Business Times

Hospital standards, doctors’ ethics and profits

Have you often wondered the meaning of posters like ‘we take good care of all our patients’ accompanied with pictures of smiling faces and friendly nurses that are plastered on the walls of some private hospitals?

Is this what people experience when they walk into a hospital, inquire at the counter or ask the nurse on duty as to when a consultant they have channelled will be available? Just like some consultants, they will mumble a reply without looking up, be indifferent or respond “Api danna (we don’t know when the consultant is coming).” One of our readers wittily commented, “They will give you a ‘GAL’ stare.”
Ever since private channelled practice entered the domain of the local health service some decades back, the service has provided a mix-bag to the public.

While the private hospital sector has grown by leaps and bounds, so has the cost of care, resulting in longer waiting times as doctors in demand resort to hospital-hopping (going from one hospital to another) resulting in patients having to wait for a long time.

In one peculiar case, patients who channeled a doctor and were told to come at a specific time were in for a shock when they arrived in time for their appointment. The doctor had come and gone as the first few patients didn’t turn up and instead of waiting for the others who were given prescribed times for their appointment, had left. Hospital staff looked on helplessly as patients let off their fury on the hospital. Now if patients can wait for hours for a ‘paid up’ service, why can’t doctors do the same?

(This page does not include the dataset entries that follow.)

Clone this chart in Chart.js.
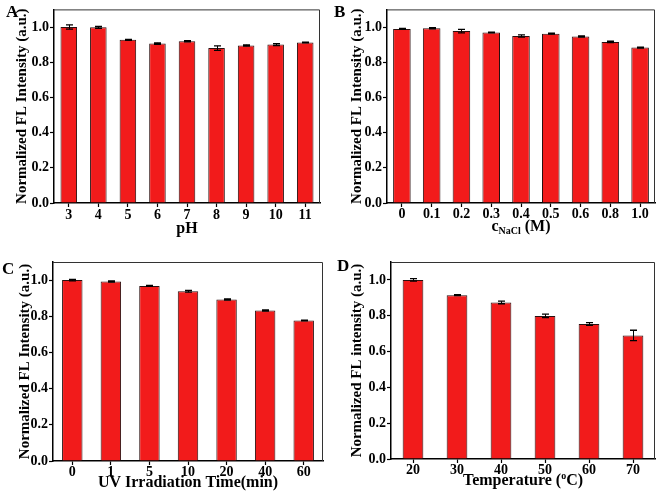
<!DOCTYPE html>
<html lang="en">
<head>
    <meta charset="UTF-8">
    <title>Normalized FL Intensity</title>
    <script src="https://cdn.jsdelivr.net/npm/chart.js"></script>
    <style>
        body { margin: 0; background: #fff; }
        #wrap { position: relative; width: 661px; height: 499px; }
        canvas { position: absolute; }
        .tag { position: absolute; font: bold 17px "Liberation Serif", serif; line-height: 17px; color: #000; }
    </style>
</head>
<body>
<div id="wrap">
    <canvas id="chartA" width="330" height="250" style="left:0;top:0"></canvas>
    <canvas id="chartB" width="331" height="250" style="left:330px;top:0"></canvas>
    <canvas id="chartC" width="330" height="249" style="left:0;top:250px"></canvas>
    <canvas id="chartD" width="331" height="249" style="left:330px;top:250px"></canvas>
    <div class="tag" style="left:6px;top:3px">A</div>
    <div class="tag" style="left:334px;top:3px">B</div>
    <div class="tag" style="left:2px;top:260px">C</div>
    <div class="tag" style="left:337px;top:257px">D</div>
</div>

<script>
    // --- data ---
    const phLabels = ["3", "4", "5", "6", "7", "8", "9", "10", "11"];
    const phValues = [1.000, 0.998, 0.927, 0.906, 0.919, 0.880, 0.895, 0.900, 0.912];
    const phErrors = [0.012, 0.005, 0.003, 0.004, 0.004, 0.013, 0.004, 0.005, 0.002];

    const naclLabels = ["0", "0.1", "0.2", "0.3", "0.4", "0.5", "0.6", "0.8", "1.0"];
    const naclValues = [0.989, 0.993, 0.977, 0.969, 0.949, 0.962, 0.946, 0.915, 0.883];
    const naclErrors = [0.003, 0.004, 0.010, 0.002, 0.006, 0.003, 0.003, 0.004, 0.003];

    const uvLabels = ["0", "1", "5", "10", "20", "40", "60"];
    const uvValues = [1.000, 0.992, 0.968, 0.938, 0.893, 0.832, 0.777];
    const uvErrors = [0.004, 0.003, 0.002, 0.005, 0.003, 0.003, 0.002];

    const tempLabels = ["20", "30", "40", "50", "60", "70"];
    const tempValues = [1.000, 0.915, 0.874, 0.799, 0.754, 0.690];
    const tempErrors = [0.007, 0.002, 0.007, 0.010, 0.008, 0.029];

    const yTicks = [0, 0.2, 0.4, 0.6, 0.8, 1.0];

    const SERIF = '"Liberation Serif", "Times New Roman", serif';

    // error bars, top/right frame and x title (with sub/superscript pieces)
    const extras = {
        id: 'extras',
        afterDatasetsDraw(chart, args, opts) {
            const ctx = chart.ctx;
            const y = chart.scales.y;
            const meta = chart.getDatasetMeta(0);
            const vals = chart.data.datasets[0].data;
            ctx.save();
            ctx.strokeStyle = '#000';
            meta.data.forEach((bar, i) => {
                const e = opts.errors[i];
                const x = Math.round(bar.x) + 0.5;
                const yt = y.getPixelForValue(vals[i] + e);
                const yb = y.getPixelForValue(vals[i] - e);
                ctx.lineWidth = 1;
                ctx.beginPath();
                ctx.moveTo(x, yt); ctx.lineTo(x, yb);
                ctx.stroke();
                ctx.lineWidth = 1.3;
                ctx.beginPath();
                ctx.moveTo(x - 3.5, yt); ctx.lineTo(x + 3.5, yt);
                ctx.moveTo(x - 3.5, yb); ctx.lineTo(x + 3.5, yb);
                ctx.stroke();
            });
            ctx.restore();
        },
        afterDraw(chart, args, opts) {
            const ctx = chart.ctx;
            const a = chart.chartArea;
            ctx.save();
            ctx.strokeStyle = '#333';
            ctx.lineWidth = 1;
            ctx.beginPath();
            ctx.moveTo(a.left, a.top + 0.5);
            ctx.lineTo(a.right - 0.5, a.top + 0.5);
            ctx.lineTo(a.right - 0.5, a.bottom);
            ctx.stroke();

            // x axis title
            const parts = opts.title;
            const size = 16;
            const widths = parts.map(p => {
                ctx.font = 'bold ' + (p.sub || p.sup ? 10 : size) + 'px ' + SERIF;
                return ctx.measureText(p.t).width;
            });
            const total = widths.reduce((s, w) => s + w, 0);
            let x = (a.left + a.right) / 2 - total / 2;
            const base = a.bottom + opts.titleOffset + 5;
            ctx.fillStyle = '#000';
            ctx.textBaseline = 'alphabetic';
            ctx.textAlign = 'left';
            parts.forEach((p, i) => {
                ctx.font = 'bold ' + (p.sub || p.sup ? 10 : size) + 'px ' + SERIF;
                const dy = p.sub ? 3 : (p.sup ? -6 : 0);
                ctx.fillText(p.t, x, base + dy);
                x += widths[i];
            });
            ctx.restore();
        }
    };

    function makePanel(id, labels, values, errors, o) {
        const cv = document.getElementById(id);
        const W = cv.width, H = cv.height;
        return new Chart(cv, {
            type: 'bar',
            data: {
                labels: labels,
                datasets: [{
                    data: values,
                    backgroundColor: '#F21B1B',
                    borderColor: '#2a1010',
                    borderWidth: 1,
                    barPercentage: o.barPct,
                    categoryPercentage: 1
                }]
            },
            options: {
                responsive: false,
                animation: false,
                events: [],
                layout: { padding: { top: o.top, right: W - o.right, left: 0, bottom: 0 } },
                plugins: {
                    legend: { display: false },
                    tooltip: { enabled: false },
                    extras: { errors: errors, title: o.xTitle, titleOffset: o.titleOffset }
                },
                scales: {
                    x: {
                        afterFit: s => { s.height = H - o.bottom; },
                        grid: { offset: false, drawOnChartArea: false, tickLength: 4, color: '#000', tickWidth: 1.2 },
                        border: { color: '#000', width: 1.5 },
                        ticks: { color: '#000', padding: o.xPad, maxRotation: 0, autoSkip: false,
                                 font: { family: SERIF, size: 14, weight: 'bold', lineHeight: 1.1 } }
                    },
                    y: {
                        min: 0,
                        max: 1.1,
                        afterFit: s => { s.width = o.left; },
                        afterBuildTicks: s => {
                            const t = [];
                            for (let k = 0; k <= 11; k++) t.push({ value: k / 10 });
                            s.ticks = t;
                        },
                        grid: { drawOnChartArea: false, tickLength: 4, color: '#000', tickWidth: 1.2 },
                        border: { color: '#000', width: 1.5 },
                        ticks: {
                            color: '#000',
                            padding: 1,
                            font: { family: SERIF, size: 14, weight: 'bold' },
                            callback: v => yTicks.some(t => Math.abs(t - v) < 1e-6) ? v.toFixed(1) : ''
                        },
                        title: {
                            display: true,
                            text: o.yTitle,
                            color: '#000',
                            padding: { top: o.yTitleX - 9, bottom: 0 },
                            font: { family: SERIF, size: 15, weight: 'bold', lineHeight: 1.2 }
                        }
                    }
                }
            },
            plugins: [extras]
        });
    }

    makePanel('chartA', phLabels, phValues, phErrors, {
        left: 54, right: 320, top: 9, bottom: 203, barPct: 0.56, xPad: 1, titleOffset: 25, yTitleX: 22,
        yTitle: 'Normalized FL Intensity (a.u.)', xTitle: [{ t: 'pH' }]
    });
    makePanel('chartB', naclLabels, naclValues, naclErrors, {
        left: 57, right: 325, top: 7, bottom: 203, barPct: 0.59, xPad: 0, titleOffset: 23, yTitleX: 27,
        yTitle: 'Normalized FL Intensity (a.u.)', xTitle: [{ t: 'c' }, { t: 'NaCl', sub: true }, { t: ' (M)' }]
    });
    makePanel('chartC', uvLabels, uvValues, uvErrors, {
        left: 53, right: 323, top: 12, bottom: 211, barPct: 0.53, xPad: 0, titleOffset: 21, yTitleX: 25,
        yTitle: 'Normalized FL Intensity (a.u.)', xTitle: [{ t: 'UV Irradiation Time(min)' }]
    });
    makePanel('chartD', tempLabels, tempValues, tempErrors, {
        left: 61, right: 325, top: 12, bottom: 209, barPct: 0.47, xPad: 0, titleOffset: 21, yTitleX: 27,
        yTitle: 'Normalized FL intensity (a.u.)', xTitle: [{ t: 'Temperature (' }, { t: 'o', sup: true }, { t: 'C)' }]
    });
</script>
</body>
</html>
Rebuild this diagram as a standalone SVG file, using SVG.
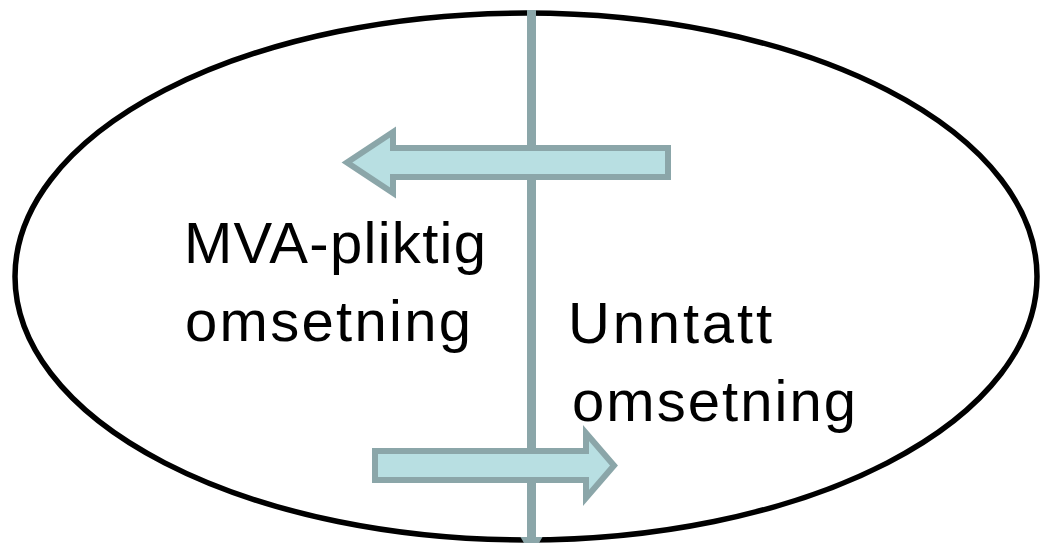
<svg xmlns="http://www.w3.org/2000/svg" width="1041" height="543" viewBox="0 0 1041 543">
<style>
.arrow{fill:#B8DFE2;stroke:#8BA6A9;stroke-width:6;stroke-linejoin:miter}
.axis{stroke:#8BA6A9;stroke-width:9;fill:none}
.lbl{font-family:"Liberation Sans",Arial,sans-serif;font-size:58px;fill:#000}
</style>
<g id="boundary">
<ellipse cx="526" cy="276.5" rx="511" ry="263.5" fill="#fff" stroke="#000" stroke-width="5.5"/>
</g>
<g id="connectors">
<line class="axis" x1="531.5" y1="10" x2="531.5" y2="538"/>
<polygon points="520.5,537 542.5,537 531.5,556" fill="#8BA6A9"/>
</g>
<g id="arrow-left">
<polygon class="arrow" points="668,148 393,148 393,132 347,162.5 393,193 393,177 668,177"/>
</g>
<g id="arrow-right">
<polygon class="arrow" points="375,451 586,451 586,433 614,465.5 586,498 586,480 375,480"/>
</g>
<g id="label-mva">
<text class="lbl" x="184" y="263" textLength="302" lengthAdjust="spacing">MVA-pliktig</text>
<text class="lbl" x="185" y="341" textLength="286" lengthAdjust="spacing">omsetning</text>
</g>
<g id="label-unntatt">
<text class="lbl" x="568" y="343" textLength="204" lengthAdjust="spacing">Unntatt</text>
<text class="lbl" x="572" y="421" textLength="284" lengthAdjust="spacing">omsetning</text>
</g>
</svg>
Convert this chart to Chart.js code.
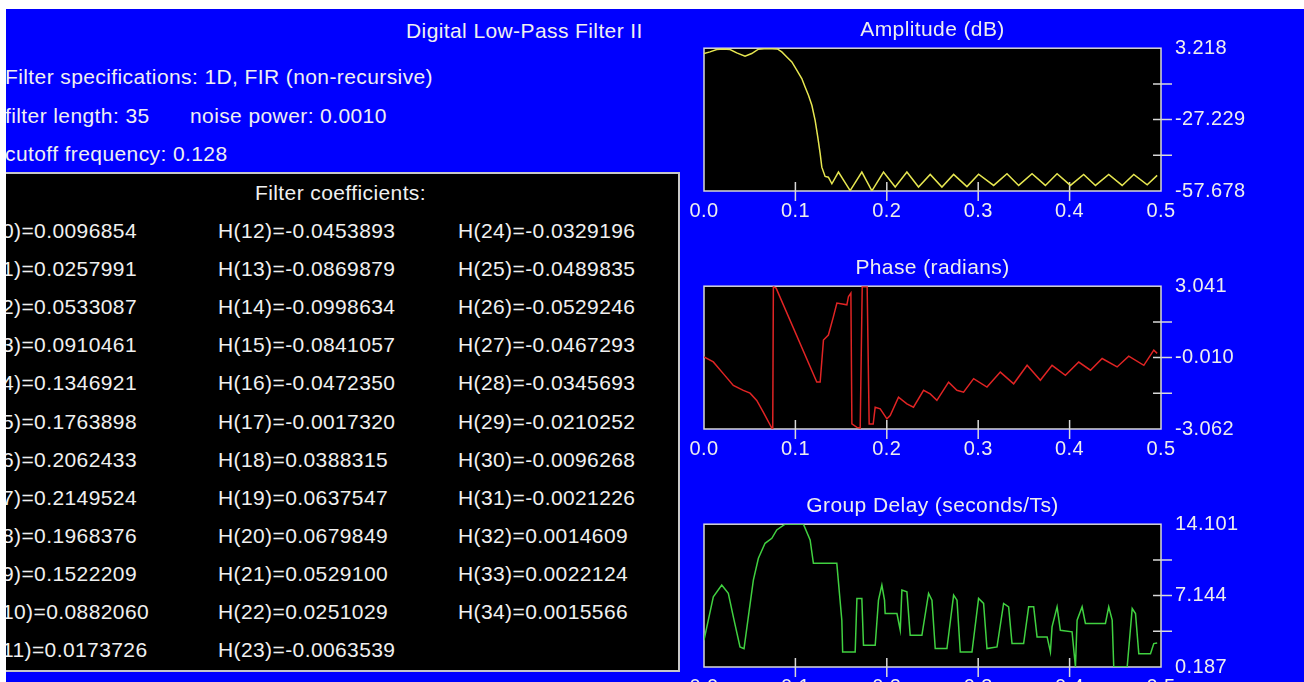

The debate of the doctor versus the patient in private channeled practice will go on for years with the patient being at the mercy of the doctor and the hospital, with their ‘take-it-or-leave-it’ attitude.
A poll by the Business Times with its polls’ partner, Research Consultancy Bureau (RCB) this week on ‘channelled practice’ arising out of an interesting debate on this issue at the Sunday Times Business Club two weeks back, proved beyond doubt that the public is fed up with waiting time for doctors, the limited time and attention given by doctors and the attitude of the hospitals.

Results of the poll conducted by email and through a street survey are reported elsewhere in this newspaper but the message is clear: Channelled private practice has become a necessary evil and patients (big or small, rich or poor) are at mercy of doctors. Ironically patients are now spending almost the same amount of time at a private hospital they would otherwise spend at a government hospital to be examined by a doctor, one of the reasons why private hospitals proliferated. In fact a consultant would spend more time in a government hospital because he or she sees a limited number of patients while less time (at huge cost to patient) is spent with patients outside.Here are two comments that were received in this week’s survey:

*Patients should not be taken for granted. Doctors still behave as if society is at their mercy. The waiting time is unbearable for patients who need urgent attention. * Sometimes consultants don’t even look at the patient and write prescriptions in a jiffy while quickly calling in the next patient. Hospitals should insist that the consultants should spend at least 15 minutes for each patient thereby informing the consultant that he could see a specified number of patients within the time the consultant is in the hospital.

The other side of the coin is that due to the demand to see the best, some doctors are compelled to see as many patients as possible as everyone comes to them because of their skill, expertise and judgement.

Do patients have rights just like in any consumer society? Are patients able to complain to a hospital that they should not be kept waiting? A veteran, now retired, doctor says that one of the problems is that in
Sri Lanka there isn’t a culture where patients complain.

Private hospitals like the rest of the private sector get certification from all kinds of international and local bodies (Sri Lanka Standards). Some of them are International Organization for Standardization’s (ISO) 14001-2004 for environmental management or ISO: 15189 standard for quality and competence in medical laboratories.

Both are important like any other certification. However has any hospital got certified for ‘good and friendly’ service where patients are greeted by friendly staff at the counter, in the corridors and by the nurse who helps the consultant in question? The last-named, often a junior nurse or trainee is often indifferent, flippant, rude or curt while most patients are compelled to be ‘nice to her’. What a state of affairs!

Discussing private practice and the attitude of hospitals to patients is like opening a can of worms – so much to talk about but so little that can be done. The private hospital industry needs a wake-up call and tougher government regulations to be more patient-centric and caring. Otherwise there would be a time where people revert back to state hospitals if there are more paying wards like the Merchants Ward at the Colombo National Hospital providing a far better and more caring service.